Almost as if countries were closed systems and imperialism never existed. As if the US has not acted a neo-imperialist superpower post-WW2.

Surely a country’s positionality in the global system contributes to how much violence occurs within their borders?

inglor_cz 8 hours ago | parent [-]

"Surely a country’s positionality in the global system contributes to how much violence occurs within their borders?"

Surely, but how much? 1 per cent or 40 per cent? We don't know. As you say, nothing is a closed system.

For example, by 1949, China imported Marxist-Leninist-Stalinist school of thought, a totally culturally alien system constructed by (mostly long dead) Europeans, which was the root cause of the horrors of the Maoist era - none of which were imposed by external empires by force. For all its faults, the US never forced the Chinese to exterminate the sparrows or attempt to build a steel mill in every village, resulting in a massive economic collapse and death toll.

grafmax 7 hours ago | parent [-]

China had many famines before that during the century of humiliation. Maoism was itself a reaction to the dire social conditions of the time.

This doesn’t absolve Maoism of its policies which led to millions dying. (And yet we shouldn’t absolve the global capitalist system either which leads to millions of preventable deaths each year.)

Colonialist exploitation has been major historic driver over this timeframe (shifting to neo-colonialism in the world system post WW2). Admittedly it hasn’t been the only one.
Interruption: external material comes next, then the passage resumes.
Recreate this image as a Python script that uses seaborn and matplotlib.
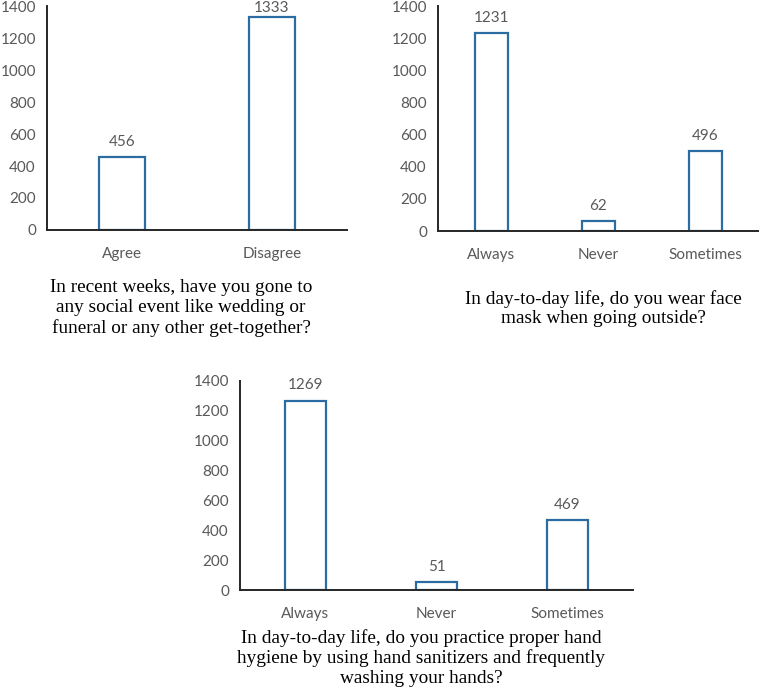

But our understanding of world history loses nuance if we gloss over colonialism and neo-colonialism over this period and treat historic events as due to the supposedly essential traits of this or that nation.

inglor_cz 7 hours ago | parent [-]

It seems that famines in China were commonplace even pre-19th century:

https://en.wikipedia.org/wiki/List_of_famines_in_China

Political system may be one of the reasons (feudalism doesn't have a great record in preventing famines either), but the most salient explanation might be that a pre-modern economy with high density of population is inherently prone to famines - a bad drought will easily topple the precarious balance between demand and supply towards lack of food, and without a railway network it is nearly impossible to move food easily among places that don't have good ports.